What I sense is emerging across the city is a polarisation between those Christian groups that will compromise with the methods of the world and those who will stay totally focused on the person and promises of Jesus Christ. This separation is NOT a simple liberal –conservative divide, nor one that distinguishes Charismatics from Evangelicals. It is much more foundational than these differences.
What is happening concerns basic trust, where do we put our faith when everything else fails. When our God-given projects seem to be endangered to what do we look? Godly people have not always trusted him. Abraham sired a son by a slave woman, Moses exerted his own strength in killing the Egyptian, Elijah fled to Mount Horeb, Peter cut off the slave’s ear and so on. All of these had received visions from God but had to learn that this was not enough to ensure their fulfillment. God had to prune them and break them of all fleshly possibility of the fulfillment of the divine promise.
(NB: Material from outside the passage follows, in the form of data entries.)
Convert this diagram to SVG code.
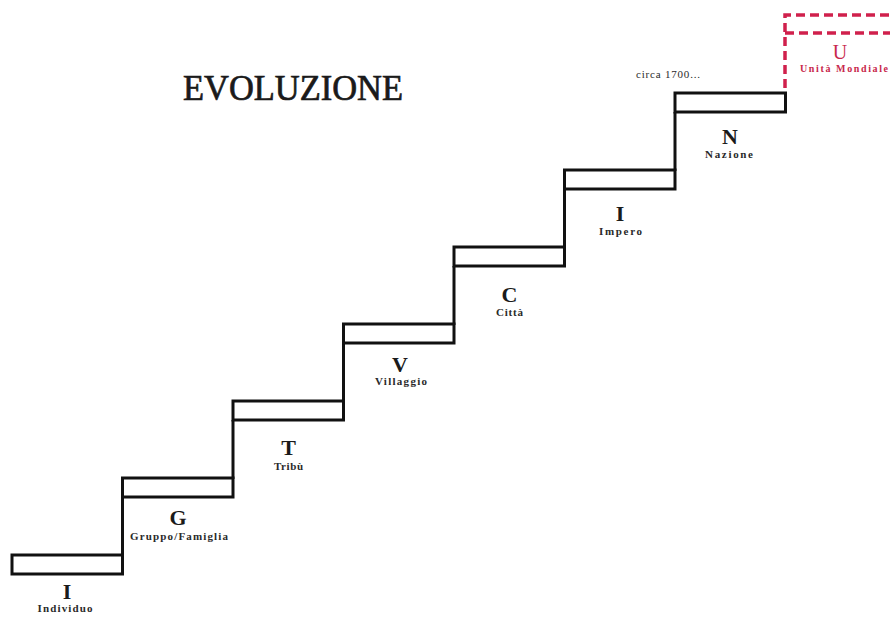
<svg xmlns="http://www.w3.org/2000/svg" width="890" height="617" viewBox="0 0 890 617">
  <style>
    .tread { fill: #ffffff; stroke: #111111; stroke-width: 3; }
    .riser { fill: none; stroke: #111111; stroke-width: 3; }
    .future { fill: none; stroke: #d0204c; stroke-width: 3.5; stroke-dasharray: 9 5; }
    .title { font-family: "Liberation Serif", "DejaVu Serif", serif; font-size: 35px; fill: #1a1a1a; stroke: #1a1a1a; stroke-width: 0.7; text-anchor: middle; }
    .letter { font-family: "Liberation Serif", "DejaVu Serif", serif; font-size: 22px; font-weight: bold; fill: #1a1a1a; text-anchor: middle; }
    .name { font-family: "Liberation Serif", "DejaVu Serif", serif; font-size: 11px; font-weight: bold; fill: #2a2a2a; text-anchor: middle; }
    .red { fill: #c8284c; }
  </style>
  <rect width="890" height="617" fill="#ffffff"/>

  <text class="title" x="293" y="100" textLength="220" lengthAdjust="spacingAndGlyphs">EVOLUZIONE</text>

  <!-- risers joining each tread to the one below -->
  <g id="connectors">
    <line class="riser" x1="122.5" y1="497" x2="122.5" y2="556"/>
    <line class="riser" x1="233" y1="420" x2="233" y2="479"/>
    <line class="riser" x1="343.5" y1="343" x2="343.5" y2="402"/>
    <line class="riser" x1="454" y1="266" x2="454" y2="325"/>
    <line class="riser" x1="564.5" y1="189" x2="564.5" y2="248"/>
    <line class="riser" x1="675" y1="112" x2="675" y2="171"/>
  </g>

  <g id="step-individuo">
    <rect class="tread" x="12" y="555" width="110.5" height="19"/>
    <text class="letter" x="67" y="599">I</text>
    <text class="name" x="65" y="612" textLength="55" lengthAdjust="spacing">Individuo</text>
  </g>

  <g id="step-gruppo">
    <rect class="tread" x="122.5" y="478" width="110.5" height="19"/>
    <text class="letter" x="178" y="525">G</text>
    <text class="name" x="179" y="540" textLength="98" lengthAdjust="spacing">Gruppo/Famiglia</text>
  </g>

  <g id="step-tribu">
    <rect class="tread" x="233" y="401" width="110.5" height="19"/>
    <text class="letter" x="288.5" y="455">T</text>
    <text class="name" x="288.5" y="470" textLength="29" lengthAdjust="spacing">Tribù</text>
  </g>

  <g id="step-villaggio">
    <rect class="tread" x="343.5" y="324" width="110.5" height="19"/>
    <text class="letter" x="400" y="372">V</text>
    <text class="name" x="401" y="385" textLength="52" lengthAdjust="spacing">Villaggio</text>
  </g>

  <g id="step-citta">
    <rect class="tread" x="454" y="247" width="110.5" height="19"/>
    <text class="letter" x="509.5" y="302">C</text>
    <text class="name" x="509.5" y="316" textLength="27" lengthAdjust="spacing">Città</text>
  </g>

  <g id="step-impero">
    <rect class="tread" x="564.5" y="170" width="110.5" height="19"/>
    <text class="letter" x="620" y="221">I</text>
    <text class="name" x="620.5" y="235" textLength="43" lengthAdjust="spacing">Impero</text>
  </g>

  <g id="step-nazione">
    <rect class="tread" x="675" y="93" width="110.5" height="19"/>
    <text class="letter" x="730" y="144">N</text>
    <text class="name" x="729" y="158" textLength="48" lengthAdjust="spacing">Nazione</text>
    <text class="name" x="668" y="78" textLength="64" lengthAdjust="spacing" style="font-weight:normal">circa 1700...</text>
  </g>

  <g id="step-unita">
    <path class="future" d="M785,88 V15 H890"/>
    <path class="future" d="M785,33 H890"/>
    <text class="letter red" x="840" y="59" style="font-weight:normal;font-size:20px">U</text>
    <text class="name red" x="844" y="72" textLength="88" lengthAdjust="spacing" style="font-size:10px">Unità Mondiale</text>
  </g>
</svg>
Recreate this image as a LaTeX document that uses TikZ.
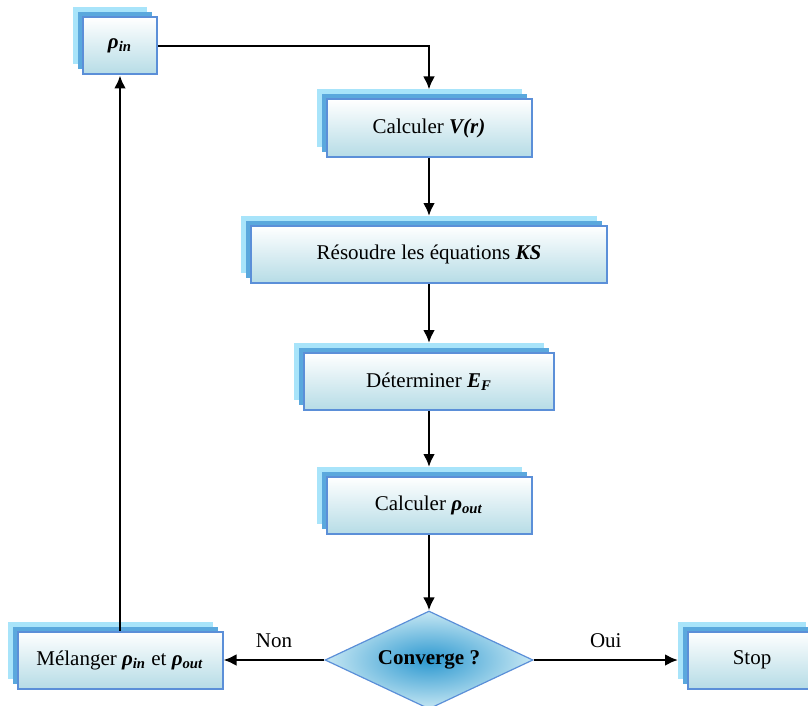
\documentclass[tikz,border=0pt]{standalone}
\usepackage{fontspec}
\setmainfont{Liberation Serif}
\usetikzlibrary{shapes.geometric,shadows,arrows.meta}
\definecolor{shadelight}{HTML}{A8E4FA}
\definecolor{shadedark}{HTML}{5AA8DD}
\definecolor{boxline}{HTML}{5B8FD8}
\definecolor{boxbottom}{HTML}{B6DCE6}
\definecolor{diacore}{HTML}{2C98D0}
\definecolor{diaouter}{HTML}{C6E7F3}
\newcommand{\rhoIn}{\textbf{\textit{ρ}}\textsubscript{\textbf{\textit{in}}}}
\newcommand{\rhoOut}{\textbf{\textit{ρ}}\textsubscript{\textbf{\textit{out}}}}
\tikzset{
  etape/.style={rectangle,draw=boxline,line width=1pt,top color=white,bottom color=boxbottom,
    minimum height=28.5pt,inner sep=0pt,
    copy shadow={shadow xshift=-5pt,shadow yshift=5pt,draw=none,fill=shadelight},
    copy shadow={shadow xshift=-2.5pt,shadow yshift=2.5pt,draw=none,fill=shadedark}},
  fleche/.style={line width=1.4pt,-{Latex[length=6.5pt,width=6pt]}},
}
\begin{document}
\fontsize{10.5}{12.6}\selectfont
\begin{tikzpicture}[x=0.5pt,y=-0.5pt]
        \useasboundingbox (0,0) rectangle (808,706);
        %% Etapes
        \node[etape,minimum width=37pt] (rhoin) at (120,46) {\rhoIn};
        \node[etape,minimum width=102.5pt] (vr) at (429,128) {Calculer \textbf{\textit{V(r)}}};
        \node[etape,minimum width=178pt] (ks) at (429,254.5) {Résoudre les équations \textbf{\textit{KS}}};
        \node[etape,minimum width=125pt] (ef) at (429,381.5) {Déterminer \textbf{\textit{E}}\textsubscript{\textbf{\textit{F}}}};
        \node[etape,minimum width=102.5pt] (rhoout) at (429,505.5) {Calculer \rhoOut};
        %% Test
        \node[diamond,aspect=2.12,minimum width=104pt,minimum height=49pt,inner sep=0pt,
              draw=boxline,line width=0.6pt,inner color=diacore,outer color=diaouter,
              font=\bfseries] (conv) at (429,660) {Converge ?};
        \node[etape,minimum width=102.5pt] (melange) at (120,660) {Mélanger \rhoIn{} et \rhoOut};
        \node[etape,minimum width=64pt] (stop) at (752,660) {Stop};
        %% Fleches
        \draw[fleche] (rhoin.east) -| ([yshift=4.5pt]vr.north);
        \draw[fleche] (vr.south) -- ([yshift=4.5pt]ks.north);
        \draw[fleche] (ks.south) -- ([yshift=4.5pt]ef.north);
        \draw[fleche] (ef.south) -- ([yshift=4.5pt]rhoout.north);
        \draw[fleche] (rhoout.south) -- (conv.north);
        \draw[fleche] (conv.west) -- (melange.east) node[midway,above=2pt] {Non};
        \draw[fleche] (conv.east) -- ([xshift=-4.5pt]stop.west) node[midway,above=2pt] {Oui};
        \draw[fleche] (melange.north) -- (rhoin.south);
    \end{tikzpicture}
\end{document}
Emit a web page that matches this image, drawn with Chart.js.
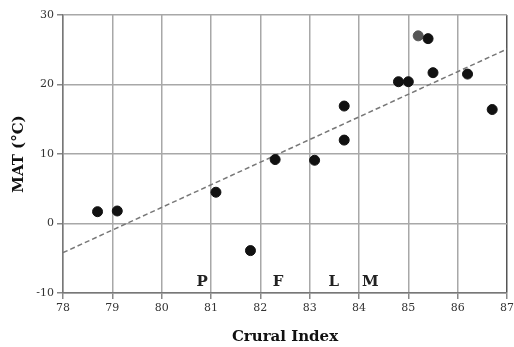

Jesus himself had to abandon all hope that the call of God upon his life could be accomplished in any other way than by the death of the cross. The meaning of the struggle of Gethsemane is the abandonment of all hope that the work of redemption can be perfected apart from a degree of suffering that his own mortality does not want to embrace (Heb 2: 10,17-18; 5: 7-10). Jesus cannot be the Saviour of humanity in the depths of its weakness and distress unless he personally goes through anguish at this level. As this is a foundational truth for the life of Jesus it is also so for all who are being formed in his image (Rom 8:29).
Unfortunately, what I am seeing happening around Perth contradicts this principle of the cross. When good Christian people are struggling to make ends meet in the movements and ministries that God has raised up they are beginning to resort to the supply of the world: government funding, the Lotteries Commission, corporate sponsorship and marketing. I am certainly not opposed to believers seeking secular counselling for their personal and relational problems, going on to medication and so on. Yet, despite the evidence of what is promised in scripture this seems to have become as necessary for the church as for others. Some people who seemed to be committed Christians are making life choices that showed they were never true believers.
All of this can easily ensnare believers in compromise over their stand for the exclusiveness of Christ and his gospel. More significantly however such moves misunderstand the very nature of the kingdom of God. What God does, God promotes, what God does no-one else can do.
The time is coming soon when the things that are done in the name of Jesus but with human power will be distinguishable from those things done by Jesus himself. These things – conversions, healings, miracles, deliverances, personal transformations, will be so obviously the work of God that no one but him will receive the glory.
God is testing the church to see if its devotion to him is pure (2 Cor 11:1-6). Times are tough, things are difficult, resources of all sorts are scarce. Spiritual discernment however will teach us that this is the time of the wilderness and of the cross, of the maturing of the saints of God for great things that are ahead. It is important that we “hold fast to the head” (Col 2:18) like never before.
As we press on to trust Jesus alone the differences within the church will become increasingly striking. The unity movement in Perth must embrace this if it is to survive and mature in the purposes of God. Unless we go through such a death we will not see the power of the resurrection.